#### [THE REQUEST]
Copy the records below exactly, starting at the line that contains "Generate a LaTeX" and ending at the line that contains "(0,0) rectangle (537,582);"; leave out any pictures.

Plotting code records
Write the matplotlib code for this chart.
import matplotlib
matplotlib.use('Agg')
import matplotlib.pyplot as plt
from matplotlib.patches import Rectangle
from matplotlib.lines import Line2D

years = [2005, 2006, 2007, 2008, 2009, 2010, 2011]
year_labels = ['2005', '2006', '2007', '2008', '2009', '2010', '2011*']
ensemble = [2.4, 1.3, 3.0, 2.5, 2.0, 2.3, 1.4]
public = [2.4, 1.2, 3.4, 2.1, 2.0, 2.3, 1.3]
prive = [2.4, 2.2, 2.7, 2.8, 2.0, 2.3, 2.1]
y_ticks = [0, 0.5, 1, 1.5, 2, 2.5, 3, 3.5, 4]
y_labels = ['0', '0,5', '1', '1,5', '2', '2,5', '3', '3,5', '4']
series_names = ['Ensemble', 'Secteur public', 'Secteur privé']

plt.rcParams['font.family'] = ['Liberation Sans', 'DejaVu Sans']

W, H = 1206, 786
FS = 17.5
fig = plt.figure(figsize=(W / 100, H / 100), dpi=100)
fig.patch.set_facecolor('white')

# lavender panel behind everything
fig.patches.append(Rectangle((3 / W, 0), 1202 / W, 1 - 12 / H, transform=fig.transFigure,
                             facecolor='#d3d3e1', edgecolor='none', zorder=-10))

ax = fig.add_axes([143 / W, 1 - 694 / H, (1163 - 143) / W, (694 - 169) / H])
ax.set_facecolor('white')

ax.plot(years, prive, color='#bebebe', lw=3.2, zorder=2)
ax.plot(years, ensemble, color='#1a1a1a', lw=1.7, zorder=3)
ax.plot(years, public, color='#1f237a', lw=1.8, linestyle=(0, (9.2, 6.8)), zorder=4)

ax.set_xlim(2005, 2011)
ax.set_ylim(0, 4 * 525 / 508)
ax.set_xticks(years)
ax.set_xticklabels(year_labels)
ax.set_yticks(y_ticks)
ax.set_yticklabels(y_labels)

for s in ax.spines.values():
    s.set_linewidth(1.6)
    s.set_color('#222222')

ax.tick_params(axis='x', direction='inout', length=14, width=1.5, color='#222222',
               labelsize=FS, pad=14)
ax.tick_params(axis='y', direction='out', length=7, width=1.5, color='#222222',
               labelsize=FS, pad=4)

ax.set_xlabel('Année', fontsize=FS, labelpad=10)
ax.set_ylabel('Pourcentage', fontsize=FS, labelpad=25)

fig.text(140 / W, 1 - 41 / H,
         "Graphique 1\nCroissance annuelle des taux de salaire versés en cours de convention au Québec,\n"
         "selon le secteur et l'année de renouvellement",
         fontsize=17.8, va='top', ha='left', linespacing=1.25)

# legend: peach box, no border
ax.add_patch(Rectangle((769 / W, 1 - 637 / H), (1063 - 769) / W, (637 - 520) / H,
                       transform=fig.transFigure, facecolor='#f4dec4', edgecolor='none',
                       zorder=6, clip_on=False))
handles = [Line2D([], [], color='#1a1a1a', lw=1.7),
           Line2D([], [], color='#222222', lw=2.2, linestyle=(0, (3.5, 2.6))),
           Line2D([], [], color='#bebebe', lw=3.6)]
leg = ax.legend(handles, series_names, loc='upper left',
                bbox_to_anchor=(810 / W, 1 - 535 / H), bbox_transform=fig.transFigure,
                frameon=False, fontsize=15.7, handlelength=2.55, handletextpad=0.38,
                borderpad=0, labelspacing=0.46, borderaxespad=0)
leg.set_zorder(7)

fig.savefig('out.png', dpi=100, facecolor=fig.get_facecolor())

==

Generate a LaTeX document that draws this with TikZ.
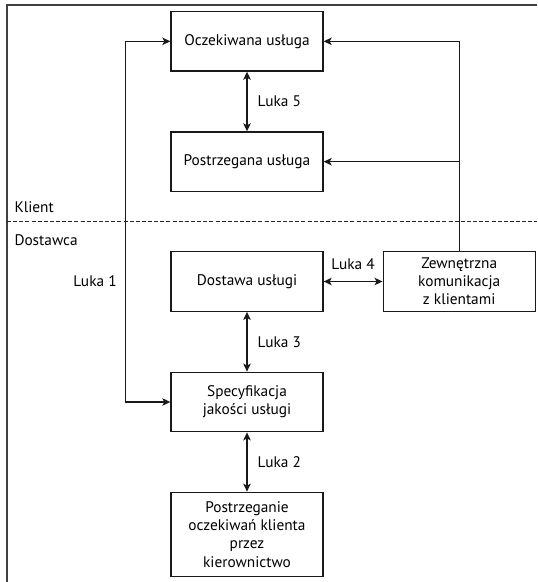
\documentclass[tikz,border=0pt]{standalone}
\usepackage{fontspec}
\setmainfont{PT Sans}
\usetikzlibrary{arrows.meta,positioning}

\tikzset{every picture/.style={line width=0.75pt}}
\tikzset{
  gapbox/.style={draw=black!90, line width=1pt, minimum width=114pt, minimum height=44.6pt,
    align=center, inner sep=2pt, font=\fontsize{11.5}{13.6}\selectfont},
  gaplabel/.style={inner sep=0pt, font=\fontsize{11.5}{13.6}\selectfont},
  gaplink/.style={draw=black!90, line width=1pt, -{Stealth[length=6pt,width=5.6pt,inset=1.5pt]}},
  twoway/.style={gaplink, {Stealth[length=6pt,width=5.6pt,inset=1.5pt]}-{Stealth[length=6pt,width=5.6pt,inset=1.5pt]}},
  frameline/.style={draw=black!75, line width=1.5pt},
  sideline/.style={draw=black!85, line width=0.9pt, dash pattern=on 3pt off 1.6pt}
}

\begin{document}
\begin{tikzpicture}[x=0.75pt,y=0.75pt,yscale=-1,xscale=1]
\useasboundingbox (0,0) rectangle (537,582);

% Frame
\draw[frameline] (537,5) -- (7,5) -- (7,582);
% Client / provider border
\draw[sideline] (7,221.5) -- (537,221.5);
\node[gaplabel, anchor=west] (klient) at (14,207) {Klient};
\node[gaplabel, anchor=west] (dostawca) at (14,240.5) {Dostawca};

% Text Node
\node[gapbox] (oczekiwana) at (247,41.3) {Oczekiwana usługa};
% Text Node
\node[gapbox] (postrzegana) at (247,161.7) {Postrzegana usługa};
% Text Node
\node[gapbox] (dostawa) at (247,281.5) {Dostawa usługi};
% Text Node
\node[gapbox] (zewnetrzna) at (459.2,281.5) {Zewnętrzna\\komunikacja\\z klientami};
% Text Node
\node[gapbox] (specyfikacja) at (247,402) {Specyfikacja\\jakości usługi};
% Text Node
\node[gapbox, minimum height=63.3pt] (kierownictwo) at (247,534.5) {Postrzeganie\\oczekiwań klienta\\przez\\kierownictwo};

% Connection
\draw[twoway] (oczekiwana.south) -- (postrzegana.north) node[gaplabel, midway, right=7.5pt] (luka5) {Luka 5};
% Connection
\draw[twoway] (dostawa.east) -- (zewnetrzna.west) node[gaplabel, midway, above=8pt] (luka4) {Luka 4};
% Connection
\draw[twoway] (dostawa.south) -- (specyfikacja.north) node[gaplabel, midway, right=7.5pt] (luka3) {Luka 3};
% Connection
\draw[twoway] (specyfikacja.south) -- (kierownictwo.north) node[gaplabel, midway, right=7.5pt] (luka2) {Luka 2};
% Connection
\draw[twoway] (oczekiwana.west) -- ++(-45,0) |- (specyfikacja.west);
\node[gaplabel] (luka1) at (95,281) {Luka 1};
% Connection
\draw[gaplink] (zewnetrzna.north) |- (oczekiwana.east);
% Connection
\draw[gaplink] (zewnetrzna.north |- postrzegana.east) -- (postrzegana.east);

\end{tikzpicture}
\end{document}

...

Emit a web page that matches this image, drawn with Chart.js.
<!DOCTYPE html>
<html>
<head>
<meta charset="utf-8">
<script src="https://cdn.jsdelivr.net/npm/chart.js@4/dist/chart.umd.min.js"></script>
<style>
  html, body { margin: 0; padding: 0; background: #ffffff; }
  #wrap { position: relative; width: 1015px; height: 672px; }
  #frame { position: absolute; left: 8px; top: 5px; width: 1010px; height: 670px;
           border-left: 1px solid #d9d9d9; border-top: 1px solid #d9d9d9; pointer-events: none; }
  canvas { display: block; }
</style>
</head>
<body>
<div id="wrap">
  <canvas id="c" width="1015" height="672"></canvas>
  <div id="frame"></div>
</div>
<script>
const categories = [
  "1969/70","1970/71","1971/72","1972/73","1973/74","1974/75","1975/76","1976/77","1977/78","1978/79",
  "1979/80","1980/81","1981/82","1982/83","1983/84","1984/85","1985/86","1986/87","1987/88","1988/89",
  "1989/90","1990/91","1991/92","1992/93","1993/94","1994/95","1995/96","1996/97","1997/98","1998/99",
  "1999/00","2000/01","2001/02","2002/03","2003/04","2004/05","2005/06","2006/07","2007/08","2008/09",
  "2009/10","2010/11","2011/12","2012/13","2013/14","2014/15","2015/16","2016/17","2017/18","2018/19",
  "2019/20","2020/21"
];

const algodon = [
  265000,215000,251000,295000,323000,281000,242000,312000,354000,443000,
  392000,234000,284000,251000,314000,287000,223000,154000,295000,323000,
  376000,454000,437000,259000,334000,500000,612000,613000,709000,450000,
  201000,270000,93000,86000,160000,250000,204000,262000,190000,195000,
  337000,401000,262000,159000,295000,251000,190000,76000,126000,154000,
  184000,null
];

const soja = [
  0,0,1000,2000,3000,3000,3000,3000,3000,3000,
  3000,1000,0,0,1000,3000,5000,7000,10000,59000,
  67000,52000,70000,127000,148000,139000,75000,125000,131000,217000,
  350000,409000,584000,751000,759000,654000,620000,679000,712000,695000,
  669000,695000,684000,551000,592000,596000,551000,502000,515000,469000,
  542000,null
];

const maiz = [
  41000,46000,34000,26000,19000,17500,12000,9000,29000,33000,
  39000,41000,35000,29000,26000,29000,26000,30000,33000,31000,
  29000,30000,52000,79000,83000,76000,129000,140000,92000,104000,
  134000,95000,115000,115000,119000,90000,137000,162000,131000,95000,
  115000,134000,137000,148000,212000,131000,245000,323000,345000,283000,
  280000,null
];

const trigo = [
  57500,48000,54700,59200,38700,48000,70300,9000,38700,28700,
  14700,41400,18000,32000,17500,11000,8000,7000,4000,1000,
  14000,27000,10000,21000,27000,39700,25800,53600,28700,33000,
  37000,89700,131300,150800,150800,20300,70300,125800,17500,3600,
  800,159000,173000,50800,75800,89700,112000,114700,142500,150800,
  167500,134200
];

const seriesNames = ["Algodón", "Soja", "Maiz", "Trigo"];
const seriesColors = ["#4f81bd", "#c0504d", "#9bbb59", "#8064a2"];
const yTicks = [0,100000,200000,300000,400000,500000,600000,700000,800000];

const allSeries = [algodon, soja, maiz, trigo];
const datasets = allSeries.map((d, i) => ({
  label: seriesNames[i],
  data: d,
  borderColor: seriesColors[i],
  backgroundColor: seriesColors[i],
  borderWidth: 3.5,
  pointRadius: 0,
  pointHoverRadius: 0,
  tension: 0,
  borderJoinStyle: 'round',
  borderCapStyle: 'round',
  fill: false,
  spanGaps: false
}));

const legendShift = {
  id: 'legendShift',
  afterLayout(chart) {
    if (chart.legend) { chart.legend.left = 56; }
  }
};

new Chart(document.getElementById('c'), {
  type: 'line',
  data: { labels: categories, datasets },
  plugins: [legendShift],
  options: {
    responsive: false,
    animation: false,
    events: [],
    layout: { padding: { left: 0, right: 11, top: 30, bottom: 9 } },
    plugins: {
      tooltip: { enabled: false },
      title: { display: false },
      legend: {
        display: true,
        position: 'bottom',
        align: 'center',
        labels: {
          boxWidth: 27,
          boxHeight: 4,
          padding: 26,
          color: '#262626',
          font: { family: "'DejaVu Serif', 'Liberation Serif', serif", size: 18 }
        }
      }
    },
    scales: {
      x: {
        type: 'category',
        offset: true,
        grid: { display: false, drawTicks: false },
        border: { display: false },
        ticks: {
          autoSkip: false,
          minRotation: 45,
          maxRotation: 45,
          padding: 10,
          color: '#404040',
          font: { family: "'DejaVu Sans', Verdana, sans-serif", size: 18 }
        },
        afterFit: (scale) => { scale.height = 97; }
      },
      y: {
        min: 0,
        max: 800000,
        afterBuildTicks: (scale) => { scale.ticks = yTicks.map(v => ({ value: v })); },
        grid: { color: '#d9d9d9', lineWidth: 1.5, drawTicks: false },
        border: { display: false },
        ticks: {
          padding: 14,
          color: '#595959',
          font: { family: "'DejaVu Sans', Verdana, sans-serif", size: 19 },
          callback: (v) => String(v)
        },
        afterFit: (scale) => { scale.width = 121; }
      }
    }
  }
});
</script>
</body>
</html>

#### [ANSWER IN FULL]
Generate a LaTeX document that draws this with TikZ.
\documentclass[tikz,border=0pt]{standalone}
\usepackage{fontspec}
\setmainfont{PT Sans}
\usetikzlibrary{arrows.meta,positioning}

\tikzset{every picture/.style={line width=0.75pt}}
\tikzset{
  gapbox/.style={draw=black!90, line width=1pt, minimum width=114pt, minimum height=44.6pt,
    align=center, inner sep=2pt, font=\fontsize{11.5}{13.6}\selectfont},
  gaplabel/.style={inner sep=0pt, font=\fontsize{11.5}{13.6}\selectfont},
  gaplink/.style={draw=black!90, line width=1pt, -{Stealth[length=6pt,width=5.6pt,inset=1.5pt]}},
  twoway/.style={gaplink, {Stealth[length=6pt,width=5.6pt,inset=1.5pt]}-{Stealth[length=6pt,width=5.6pt,inset=1.5pt]}},
  frameline/.style={draw=black!75, line width=1.5pt},
  sideline/.style={draw=black!85, line width=0.9pt, dash pattern=on 3pt off 1.6pt}
}

\begin{document}
\begin{tikzpicture}[x=0.75pt,y=0.75pt,yscale=-1,xscale=1]
\useasboundingbox (0,0) rectangle (537,582);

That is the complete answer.